On 17/08/10 00:23, Michael Hope wrote:
> Thoughts?

This isn't what we discussed at all ????

Yes, keeping a bug open to track work begun upstream is probably a good 
policy, but it's not at all what we were discussing.

The patch tracker should ensure that all revisions in the bzr branch are 
submitted to upstream, or if not, ensure they are not lost in a rebase. 
Nothing more, nothing less.

This really wasn't supposed to be something complicated. I knocked 
together the first version in a matter of a few hours. Yes, looking 
back, I should have had a column that indicated which upstream version 
the patch was in, to help with the rebase, and yes, of course using a 
wiki page wouldn't scale as well as using a bug tracker, or provide as 
much room for notes and such, but it did what was required.


Here is the original spec we agreed to in Prague:

  * Each bzr revision has a tracking ticket.
  * The tickets should be *created* automatically.
    - people cannot be relied upon to do it.
    - people cannot be relied upon to get it right.
  * The developer then edits the ticket manually.

The user then has to do something to make the ticket go away, but 
nothing at all to ensure that the patch is tracked.
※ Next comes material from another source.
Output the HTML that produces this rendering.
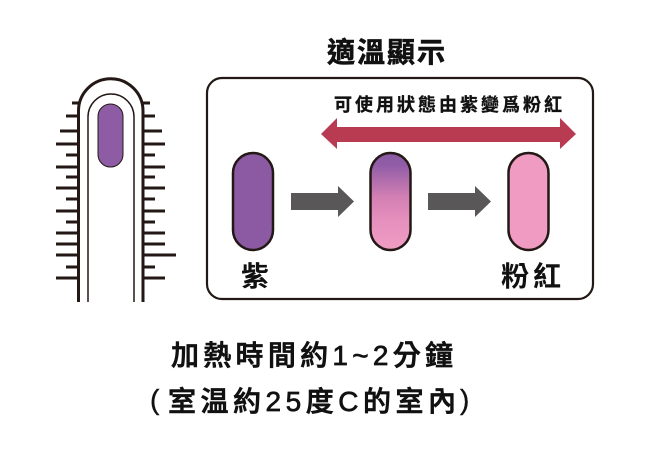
<!DOCTYPE html>
<html>
<head>
<meta charset="utf-8">
<style>
html,body{margin:0;padding:0;background:#fff;}
svg{display:block;}
.cjk{font-family:"Liberation Sans","Noto Sans CJK TC","Noto Sans CJK JP",sans-serif;}
</style>
</head>
<body>
<svg width="650" height="454" viewBox="0 0 650 454" xmlns="http://www.w3.org/2000/svg">
  <defs>
    <linearGradient id="g2" x1="0" y1="0" x2="0" y2="1">
      <stop offset="0" stop-color="#8a5aa3"/>
      <stop offset="0.12" stop-color="#905ca6"/>
      <stop offset="0.45" stop-color="#d27fb3"/>
      <stop offset="0.7" stop-color="#e690bd"/>
      <stop offset="1" stop-color="#f09dc4"/>
    </linearGradient>
  </defs>
  <rect width="650" height="454" fill="#fff"/>

  <!-- Device ticks -->
  <g stroke="#231815" stroke-width="3">
    <line x1="72" y1="103" x2="79" y2="103"/>
    <line x1="66" y1="116" x2="79" y2="116"/>
    <line x1="60" y1="131" x2="79" y2="131"/>
    <line x1="56" y1="144" x2="79" y2="144"/>
    <line x1="66" y1="155" x2="79" y2="155"/>
    <line x1="56" y1="167" x2="79" y2="167"/>
    <line x1="66" y1="177" x2="79" y2="177"/>
    <line x1="56" y1="188" x2="79" y2="188"/>
    <line x1="66" y1="199" x2="79" y2="199"/>
    <line x1="56" y1="211" x2="79" y2="211"/>
    <line x1="66" y1="222" x2="79" y2="222"/>
    <line x1="56" y1="233" x2="79" y2="233"/>
    <line x1="56" y1="244" x2="79" y2="244"/>
    <line x1="56" y1="255" x2="79" y2="255"/>
    <line x1="66" y1="267" x2="79" y2="267"/>
    <line x1="56" y1="278" x2="79" y2="278"/>

    <line x1="142" y1="103" x2="150" y2="103"/>
    <line x1="142" y1="116" x2="155" y2="116"/>
    <line x1="142" y1="131" x2="162" y2="131"/>
    <line x1="142" y1="144" x2="165" y2="144"/>
    <line x1="142" y1="155" x2="155" y2="155"/>
    <line x1="142" y1="167" x2="165" y2="167"/>
    <line x1="142" y1="177" x2="155" y2="177"/>
    <line x1="142" y1="188" x2="165" y2="188"/>
    <line x1="142" y1="199" x2="155" y2="199"/>
    <line x1="142" y1="211" x2="165" y2="211"/>
    <line x1="142" y1="222" x2="155" y2="222"/>
    <line x1="142" y1="233" x2="165" y2="233"/>
    <line x1="142" y1="244" x2="165" y2="244"/>
    <line x1="142" y1="255" x2="176" y2="255"/>
    <line x1="142" y1="267" x2="155" y2="267"/>
    <line x1="142" y1="278" x2="165" y2="278"/>
  </g>

  <!-- Device outline -->
  <path d="M78.5,302 V111 A32.25,32.25 0 0 1 143,111 V302" fill="#fff" stroke="#231815" stroke-width="3"/>
  <path d="M88,302 V117 A23,23 0 0 1 134,117 V302" fill="none" stroke="#231815" stroke-width="1.5"/>
  <rect x="98" y="104" width="25" height="63" rx="12.5" fill="#8e5ba5" stroke="#231815" stroke-width="1"/>

  <!-- Title -->
  <text class="cjk" font-size="28" font-weight="bold" fill="#111" stroke="#111" stroke-width="0.6" y="62" x="327 357 387 417">適溫顯示</text>

  <!-- Box -->
  <rect x="207" y="78" width="386" height="221" rx="15" ry="15" fill="none" stroke="#231815" stroke-width="2.2"/>

  <!-- Subtitle -->
  <text class="cjk" font-size="18" font-weight="bold" fill="#111" stroke="#111" stroke-width="0.3" y="111"
        x="334 355 376 397 418 439 460 481 502 523 544">可使用狀態由紫變爲粉紅</text>

  <!-- Red double arrow -->
  <polygon points="321,134 337,118 337,127 560,127 560,118 576,134 560,149 560,142 337,142 337,149" fill="#b83b51"/>

  <!-- Capsules -->
  <rect x="233" y="153" width="40" height="97" rx="20" ry="20" fill="#8b5aa3" stroke="#231815" stroke-width="2.5"/>
  <rect x="370.5" y="153" width="40" height="97" rx="20" ry="20" fill="url(#g2)" stroke="#231815" stroke-width="2.5"/>
  <rect x="508.5" y="153" width="40" height="97" rx="20" ry="20" fill="#f09cc2" stroke="#231815" stroke-width="2.5"/>

  <!-- Gray arrows -->
  <polygon points="291,193 338,193 338,186 354,201.5 338,217 338,210 291,210" fill="#595757"/>
  <polygon points="428,193 475,193 475,186 491,201.5 475,217 475,210 428,210" fill="#595757"/>

  <!-- Labels -->
  <text class="cjk" font-size="28" font-weight="bold" fill="#111" x="241" y="286">紫</text>
  <text class="cjk" font-size="28" font-weight="bold" fill="#111" y="286" x="501 533">粉紅</text>

  <!-- Bottom text -->
  <text class="cjk" font-size="28" font-weight="500" fill="#111" stroke="#111" stroke-width="0.7" y="365" textLength="282" lengthAdjust="spacing" x="171">加熱時間約1~2分鐘</text>

  <text font-family="Liberation Sans, sans-serif" font-size="28" fill="#111" stroke="#111" stroke-width="0.4" x="150" y="409">(</text>
  <text class="cjk" font-size="28" font-weight="500" fill="#111" stroke="#111" stroke-width="0.7" y="411" textLength="288" lengthAdjust="spacing" x="168">室温約25度C的室內</text>
  <text font-family="Liberation Sans, sans-serif" font-size="28" fill="#111" stroke="#111" stroke-width="0.4" x="460" y="409">)</text>
</svg>
</body>
</html>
We discussed reusing bug tickets for tracking patches, but since then I 
thought we'd agreed that overloading the tickets this way was fraught 
with trouble, and not necessary.

Can we please stick to this simple plan?


I really wanted this done weeks ago (when I originally implemented it), 
so I'm now getting frustrated that every time it looks like we're 
getting somewhere, it seems to have gone off on a tangent and lost sight 
of all the original requirements. :(


I'm going to write a "method 2" to explain what I need/want.